Determine the derivative of $f$ :
1. $f(x)=7^x$
2. $f(x)=10 e^x$
3. $f(x)=2 e^x-4\cdot 6^x$
4. $f(x)=x^4-4^x$
Find the equation of the tangent with slope $0.5$ to the graph of $f(x)=3\cdot 5^x$ .
Consider the function $f(x)=3e^x-4$ :
1. Where does the graph of $f$ intersect the $x$ -axis, and where the $y$ -axis?
2. What is the angle of intersection between the graph of $f$ and the $x$ -axis ( $x$ -intercept)?
3. What is the angle of intersection between the graph of $f$ and the $y$ -axis ( $y$ -intercept)?

Solution

1. $f'(x)=\ln(7)\cdot 7^x$
2. $f'(x)=10e^x$
3. $f'(x)=2 e^x - 4\ln(6)\cdot 6^x$
4. $f'(x)=4x^3-\ln(4)\cdot 4^x$
First, we need to find the point $A(x\vert y)$ where the tangent touches the graph. Thus, find $x$ with
$f'(x)=3\ln(5)\cdot 5^x = 0.5$
and thus
$5^x=\frac{0.5}{3\ln(5)}$
Taking the logarithm base 5 on both sides, we get
$x = \log_5\left(\frac{0.5}{3\ln(5)}\right) \approx -1.409$
Thus, $y=f(-1.409)=3\cdot 5^{-1.409} \approx 0.311$ and $A(-1.409\vert 0.311)$ .

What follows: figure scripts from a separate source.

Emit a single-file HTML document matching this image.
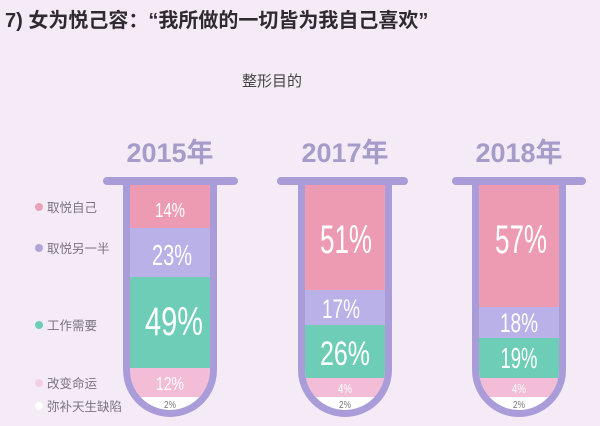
<!DOCTYPE html>
<html><head><meta charset="utf-8"><style>
body{margin:0;background:#f4ebf6;}
svg{display:block}
.t{font-family:"Liberation Sans","Noto Sans CJK SC",sans-serif}
.p{font-family:"Liberation Sans",sans-serif;fill:#fff;text-anchor:middle}
.lg{font-family:"Liberation Sans","Noto Sans CJK SC",sans-serif;font-size:12.5px;fill:#7a7380}
</style></head><body>
<svg width="600" height="426" viewBox="0 0 600 426" xmlns="http://www.w3.org/2000/svg">
<rect width="600" height="426" fill="#f4ebf6"/>
<text class="t" x="5" y="27" font-size="20" font-weight="bold" fill="#2e2a30">7) 女为悦己容：“我所做的一切皆为我自己喜欢”</text>
<text class="t" x="272" y="86" font-size="15" fill="#444" text-anchor="middle">整形目的</text>
<g class="t" font-size="27" font-weight="bold" fill="#a59cc9" text-anchor="middle">
<text x="170" y="162">2015年</text><text x="345" y="162">2017年</text><text x="519" y="162">2018年</text>
</g>
<defs>
<clipPath id="c1"><path d="M130 185 V370 A40 40 0 0 0 210 370 V185 Z"/></clipPath>
<clipPath id="c2"><path d="M305 185 V370 A40 40 0 0 0 385 370 V185 Z"/></clipPath>
<clipPath id="c3"><path d="M479 185 V370 A40 40 0 0 0 559 370 V185 Z"/></clipPath>
</defs>
<g clip-path="url(#c1)">
<rect x="125" y="185" width="90" height="43" fill="#ec9bb2"/>
<rect x="125" y="228" width="90" height="49" fill="#b9b1e8"/>
<rect x="125" y="277" width="90" height="91" fill="#6ecdb7"/>
<rect x="125" y="368" width="90" height="29" fill="#f3bcd7"/>
<rect x="125" y="397" width="90" height="30" fill="#fff"/>
</g>
<g clip-path="url(#c2)">
<rect x="300" y="185" width="90" height="105" fill="#ec9bb2"/>
<rect x="300" y="290" width="90" height="35" fill="#b9b1e8"/>
<rect x="300" y="325" width="90" height="53" fill="#6ecdb7"/>
<rect x="300" y="378" width="90" height="19" fill="#f3bcd7"/>
<rect x="300" y="397" width="90" height="30" fill="#fff"/>
</g>
<g clip-path="url(#c3)">
<rect x="474" y="185" width="90" height="122" fill="#ec9bb2"/>
<rect x="474" y="307" width="90" height="31" fill="#b9b1e8"/>
<rect x="474" y="338" width="90" height="40" fill="#6ecdb7"/>
<rect x="474" y="378" width="90" height="19" fill="#f3bcd7"/>
<rect x="474" y="397" width="90" height="30" fill="#fff"/>
</g>
<g fill="none" stroke="#a99cd8" stroke-width="7">
<path d="M126.5 183 V370 A43.5 43.5 0 0 0 213.5 370 V183"/>
<path d="M301.5 183 V370 A43.5 43.5 0 0 0 388.5 370 V183"/>
<path d="M475.5 183 V370 A43.5 43.5 0 0 0 562.5 370 V183"/>
</g>
<g stroke="#a99cd8" stroke-width="8" stroke-linecap="round">
<line x1="107" y1="181" x2="234" y2="181"/>
<line x1="281" y1="181" x2="404" y2="181"/>
<line x1="456" y1="181" x2="582" y2="181"/>
</g>
<text class="p" x="170" y="217" font-size="20" textLength="30" lengthAdjust="spacingAndGlyphs">14%</text>
<text class="p" x="172" y="265" font-size="29" textLength="40" lengthAdjust="spacingAndGlyphs">23%</text>
<text class="p" x="174" y="335" font-size="40" textLength="58" lengthAdjust="spacingAndGlyphs">49%</text>
<text class="p" x="170" y="390" font-size="18" textLength="28" lengthAdjust="spacingAndGlyphs">12%</text>
<text class="p" x="170" y="408" font-size="10" textLength="12" lengthAdjust="spacingAndGlyphs" style="fill:#777">2%</text>
<text class="p" x="346" y="253" font-size="40" textLength="52" lengthAdjust="spacingAndGlyphs">51%</text>
<text class="p" x="341" y="318" font-size="27" textLength="38" lengthAdjust="spacingAndGlyphs">17%</text>
<text class="p" x="345" y="365" font-size="34" textLength="50" lengthAdjust="spacingAndGlyphs">26%</text>
<text class="p" x="345" y="393" font-size="13" textLength="14" lengthAdjust="spacingAndGlyphs">4%</text>
<text class="p" x="345" y="408" font-size="10" textLength="12" lengthAdjust="spacingAndGlyphs" style="fill:#777">2%</text>
<text class="p" x="521" y="253" font-size="40" textLength="52" lengthAdjust="spacingAndGlyphs">57%</text>
<text class="p" x="519" y="332" font-size="27" textLength="38" lengthAdjust="spacingAndGlyphs">18%</text>
<text class="p" x="519" y="368" font-size="29" textLength="37" lengthAdjust="spacingAndGlyphs">19%</text>
<text class="p" x="519" y="393" font-size="13" textLength="14" lengthAdjust="spacingAndGlyphs">4%</text>
<text class="p" x="519" y="408" font-size="10" textLength="12" lengthAdjust="spacingAndGlyphs" style="fill:#777">2%</text>
<circle cx="39" cy="207" r="4" fill="#e9a3b8"/>
<circle cx="39" cy="248" r="4" fill="#b1a6dc"/>
<circle cx="39" cy="325" r="4" fill="#6ecdb7"/>
<circle cx="39" cy="383" r="4" fill="#f4cfe2"/>
<circle cx="39" cy="406" r="4" fill="#fff"/>
<text class="lg" x="47" y="212">取悦自己</text>
<text class="lg" x="47" y="253">取悦另一半</text>
<text class="lg" x="47" y="330">工作需要</text>
<text class="lg" x="47" y="388">改变命运</text>
<text class="lg" x="47" y="411">弥补天生缺陷</text>
</svg>
</body></html>
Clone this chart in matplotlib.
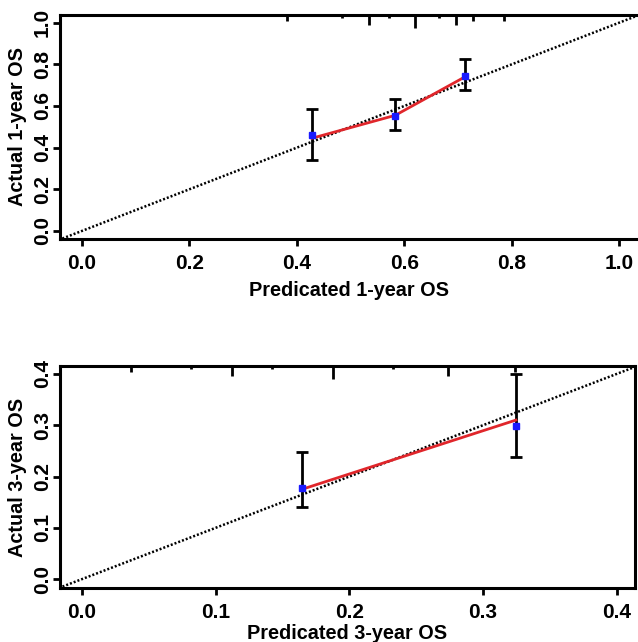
import matplotlib
matplotlib.use("Agg")
import matplotlib.pyplot as plt
import numpy as np

plt.rcParams["font.family"] = ["Liberation Sans", "DejaVu Sans"]
plt.rcParams["font.weight"] = "bold"

# ── 1-year calibration ───────────────────────────────────────────────────────
pred_1y     = [0.428, 0.583, 0.713]
obs_1y      = [0.460, 0.553, 0.745]
corr_1y     = [0.445, 0.555, 0.740]
lo_1y       = [0.340, 0.485, 0.678]
hi_1y       = [0.585, 0.635, 0.827]
rug_x_1y    = [0.382, 0.484, 0.534, 0.572, 0.620, 0.665, 0.696, 0.728, 0.786]
rug_n_1y    = [2, 1, 3, 1, 4, 1, 3, 2, 2]
ticks_1y    = [0.0, 0.2, 0.4, 0.6, 0.8, 1.0]

# ── 3-year calibration ───────────────────────────────────────────────────────
pred_3y     = [0.1645, 0.3246]
obs_3y      = [0.177, 0.298]
corr_3y     = [0.175, 0.310]
lo_3y       = [0.140, 0.238]
hi_3y       = [0.248, 0.400]
rug_x_3y    = [0.037, 0.0815, 0.112, 0.142, 0.188, 0.233, 0.274, 0.324]
rug_n_3y    = [2, 1, 3, 1, 4, 1, 3, 2]
ticks_3y    = [0.0, 0.1, 0.2, 0.3, 0.4]

fig = plt.figure(figsize=(6.38, 6.42), dpi=100)
ax1 = fig.add_axes([0.094, 0.628, 0.906, 0.349])
ax2 = fig.add_axes([0.094, 0.084, 0.901, 0.346])


def panel(ax, pred, obs, corr, lo, hi, rug_x, rug_n, ticks, xlim, ylim,
          xlabel, ylabel, right_spine=True, xpad=6):
    ax.plot([-1, 2], [-1, 2], color="black", lw=1.8, ls=(0, (0.8, 0.8)),
            zorder=2)
    err = [np.array(obs) - np.array(lo), np.array(hi) - np.array(obs)]
    ax.errorbar(pred, obs, yerr=err, fmt="none", ecolor="black",
                elinewidth=2, capsize=4, capthick=2, zorder=3)
    ax.plot(pred, corr, color="#e0262b", lw=2, zorder=4)
    ax.plot(pred, obs, "s", color="#1a1aff", ms=5, zorder=5)
    # rug of predicted values hanging from the top spine
    tr = ax.get_xaxis_transform()
    for x, n in zip(rug_x, rug_n):
        ax.plot([x, x], [1.0, 1.0 - 0.0145 * n], color="black", lw=2,
                transform=tr, solid_capstyle="butt", zorder=3)

    ax.set_xlim(*xlim)
    ax.set_ylim(*ylim)
    ax.set_xticks(ticks)
    ax.set_yticks(ticks)
    ax.set_xticklabels([f"{t:.1f}" for t in ticks], fontsize=15,
                       fontweight="bold")
    ax.set_yticklabels([f"{t:.1f}" for t in ticks], fontsize=15,
                       fontweight="bold", rotation=90, va="center")
    ax.tick_params(direction="out", length=5, width=2, pad=1)
    ax.tick_params(axis="x", pad=6)
    for s in ax.spines.values():
        s.set_linewidth(2.2)
    if not right_spine:
        ax.spines["right"].set_visible(False)
    ax.set_xlabel(xlabel, fontsize=14.3, fontweight="bold", labelpad=xpad)
    ax.set_ylabel(ylabel, fontsize=14.3, fontweight="bold", labelpad=4)


panel(ax1, pred_1y, obs_1y, corr_1y, lo_1y, hi_1y, rug_x_1y, rug_n_1y,
      ticks_1y, (-0.041, 1.035), (-0.038, 1.038),
      "Predicated 1-year OS", "Actual 1-year OS", right_spine=False)
panel(ax2, pred_3y, obs_3y, corr_3y, lo_3y, hi_3y, rug_x_3y, rug_n_3y,
      ticks_3y, (-0.0165, 0.4136), (-0.0175, 0.4156),
      "Predicated 3-year OS", "Actual 3-year OS", xpad=1.5)

fig.savefig("out.png", dpi=100)
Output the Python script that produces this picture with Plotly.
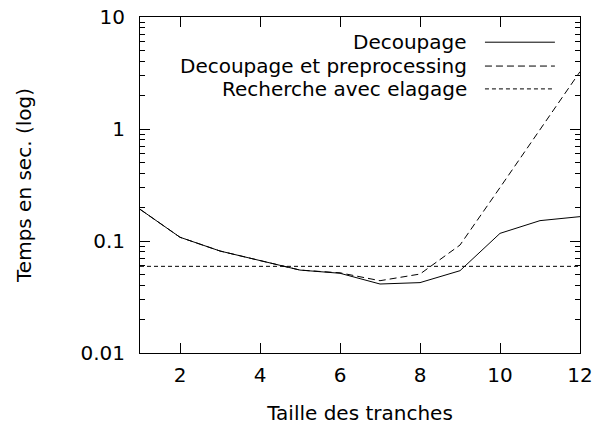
import plotly.graph_objects as go

x = [1, 2, 3, 4, 5, 6, 7, 8, 9, 10, 11, 12]
decoupage = [0.192, 0.108, 0.0814, 0.0667, 0.055, 0.0515, 0.0413, 0.0425, 0.0543, 0.117, 0.152, 0.165]
decoupage_pre = [0.192, 0.108, 0.0814, 0.0667, 0.055, 0.052, 0.0442, 0.0507, 0.092, 0.30, 1.0, 3.25]
recherche = [0.0594] * 12

names = ["Decoupage", "Decoupage et preprocessing", "Recherche avec elagage"]
dashes = ["solid", "7px,4px", "4px,3px"]
series = [decoupage, decoupage_pre, recherche]

FONT = "DejaVu Sans, Arial, sans-serif"
FS = 20

fig = go.Figure()
for nm, ys, d in zip(names, series, dashes):
    fig.add_trace(go.Scatter(x=x, y=ys, mode="lines", name=nm, showlegend=False,
                             line=dict(color="black", width=1, dash=d)))

minor_vals = [m * 10 ** e for e in (-2, -1, 0) for m in range(2, 10)]

fig.update_layout(
    width=602, height=425,
    margin=dict(l=140, r=22, t=17, b=72, autoexpand=False),
    plot_bgcolor="white", paper_bgcolor="white",
    font=dict(family=FONT, size=FS, color="black"),
    xaxis=dict(range=[1, 12], tickvals=[2, 4, 6, 8, 10, 12], ticks="inside", ticklen=10,
               tickcolor="black", showline=True, linecolor="black", linewidth=1,
               mirror="allticks", showgrid=False, zeroline=False, automargin=False,
               ticklabeloverflow="allow", ticklabelstandoff=4,
               title=dict(text="Taille des tranches", font=dict(size=FS), standoff=20)),
    yaxis=dict(type="log", range=[-2, 1], tickvals=[0.01, 0.1, 1, 10],
               ticktext=["0.01", "0.1", "1", "10"], ticks="inside", ticklen=10,
               tickcolor="black", showline=True, linecolor="black", linewidth=1,
               mirror="allticks", showgrid=False, zeroline=False, automargin=False,
               ticklabeloverflow="allow", ticklabelstandoff=10,
               minor=dict(tickvals=minor_vals, ticks="inside", ticklen=5, tickcolor="black", showgrid=False),
               title=dict(text="Temps en sec. (log)", font=dict(size=FS), standoff=43)),
)

# legend (gnuplot style: text right-aligned, sample on the right)
rows_y = [0.925, 0.854, 0.786]
for nm, d, yy in zip(names, dashes, rows_y):
    fig.add_annotation(xref="paper", yref="paper", x=0.746, y=yy, text=nm, showarrow=False,
                       xanchor="right", yanchor="middle", height=22, borderpad=0,
                       font=dict(size=FS, family=FONT))
    fig.add_shape(type="line", xref="paper", yref="paper", x0=0.784, x1=0.943, y0=yy, y1=yy,
                  line=dict(color="black", width=1, dash=d))

fig.write_html("out.html", config={"displayModeBar": False},
               post_script="document.body.style.margin='0';")
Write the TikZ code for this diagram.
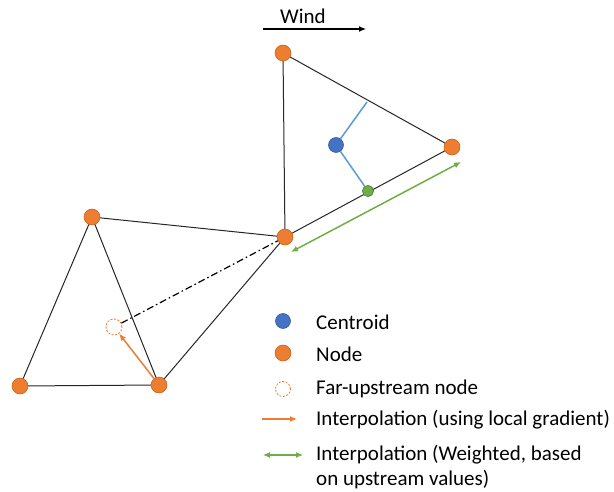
\documentclass[tikz,border=0pt]{standalone}
\usepackage{fontspec}
\setmainfont{Carlito}
\usetikzlibrary{arrows.meta}
\definecolor{orng}{HTML}{ED7D31}
\definecolor{orngd}{HTML}{C55A11}
\definecolor{blu}{HTML}{4472C4}
\definecolor{blud}{HTML}{2F528F}
\definecolor{grn}{HTML}{70AD47}
\definecolor{grnd}{HTML}{507E32}
\definecolor{lblu}{HTML}{5B9BD5}
\begin{document}
\begin{tikzpicture}[x=1pt,y=-1pt,
  mnode/.style={circle,fill=orng,draw=orngd,line width=0.5pt,minimum size=16pt,inner sep=0pt},
  cnode/.style={circle,fill=blu,draw=blud,line width=0.5pt,minimum size=15pt,inner sep=0pt},
  gnode/.style={circle,fill=grn,draw=grnd,line width=0.5pt,minimum size=11pt,inner sep=0pt},
  fnode/.style={circle,draw=orng,dashed,dash pattern=on 2pt off 1.5pt,line width=0.8pt,minimum size=16pt,inner sep=0pt},
  edge/.style={draw=black!85,line width=1pt},
  lbl/.style={anchor=west,font=\fontsize{21}{24}\selectfont,inner sep=0pt},
  oarr/.style={orng,line width=1.5pt,-{Latex[length=7pt,width=6pt]}},
  garr/.style={grn,line width=1.5pt,{Latex[length=7pt,width=6pt]}-{Latex[length=7pt,width=6pt]}}
]
\useasboundingbox (0,0) rectangle (614,492);
% wind
\coordinate (w1) at (263,29);
\coordinate (w2) at (366,29);
\draw[line width=1.2pt,-{Latex[length=7pt,width=6pt]}] (w1) -- (w2);
\node[font=\fontsize{21}{24}\selectfont,inner sep=0pt] (wind) at (303,16) {Wind};
% mesh node positions
\coordinate (pA) at (283,53);
\coordinate (pB) at (452,147);
\coordinate (pC) at (285,237);
\coordinate (pD) at (92,217);
\coordinate (pE) at (20,386);
\coordinate (pF) at (159,385);
\coordinate (pM) at (367,102);
% edges
\draw[edge] (pA) -- (pB) -- (pC) -- cycle;
\draw[edge] (pD) -- (pC) -- (pF);
\draw[edge] (pD) -- (pE) -- (pF) -- cycle;
% far upstream
\node[fnode] (far) at (114,327) {};
\draw[line width=1.2pt,dash pattern=on 7pt off 3pt on 1.5pt off 3pt] (far) -- (pC);
% centroid lines
\node[gnode] (g) at (368,191) {};
\node[cnode] (cen) at (336,145) {};
\draw[lblu,line width=1.5pt] (pM) -- (cen) -- (g);
\node[gnode] at (368,191) {};
% green arrow
\coordinate (ga1) at (291,252);
\coordinate (ga2) at (461,162);
\draw[garr] (ga1) -- (ga2);
% nodes
\node[mnode] (A) at (pA) {};
\node[mnode] (B) at (pB) {};
\node[mnode] (C) at (pC) {};
\node[mnode] (D) at (pD) {};
\node[mnode] (E) at (pE) {};
\node[mnode] (F) at (pF) {};
\draw[oarr] (F) -- (far);
% legend
\node[cnode] (l1) at (283,321) {};
\node[lbl] (t1) at (316,322) {Centroid};
\node[mnode] (l2) at (283,353) {};
\node[lbl] (t2) at (316,354) {Node};
\node[fnode,minimum size=15pt] (l3) at (283,389) {};
\node[lbl] (t3) at (316,389) {Far-upstream node};
\coordinate (o1) at (262,419);
\coordinate (o2) at (297,419);
\draw[oarr,line width=1.2pt] (o1) -- (o2);
\node[lbl] (t4) at (316,420) {Interpolation (using local gradient)};
\coordinate (g1) at (263,455);
\coordinate (g2) at (303,455);
\draw[garr,line width=1.2pt] (g1) -- (g2);
\node[lbl] (t5) at (316,455) {Interpolation (Weighted, based};
\node[lbl] (t6) at (316,480) {on upstream values)};
\end{tikzpicture}
\end{document}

Second, to find the equation $t(x)=ax+b$ of the tangent, we note that $a=0.5$ , and therefore
$t(-1.409)=0.5\cdot (-1.409)+b = 0.311$
and it follows $b \approx 1.02$ . Thus, we have $t(x)=\underline{0.5x+1.02}$ .
$f'(x)=3e^x$

(a)+(c): $y$ -intercept: $f(0)=3e^0-4=3-4=\underline{-1}$ . The slope of the tangent at this point is $a=f'(0)=3e^{0}=3$ , which corresponds to an angle of $\alpha=\arctan(a)=\arctan(3) \approx 71.565^\circ$ with respect to the $x$ -axis. With respect to the $y$ -axis, the angle is $\beta=90^\circ - \alpha=\underline{18.435^\circ}$ .

(a)+(b): $x$ -intercept: Find $x$ with $f(x)=3e^x-4=0 \rightarrow e^x=\frac{4}{3} \rightarrow x=\ln(4/3) \approx \underline{0.288}$ . The slope of the tangent there is $a=f'(\ln(4/3))=3e^{\ln(4/3)}=4$ , which corresponds to an angle of $\alpha=\arctan(a)=\arctan(4) \approx \underline{75.964^\circ}$ relative to the $x$ -axis.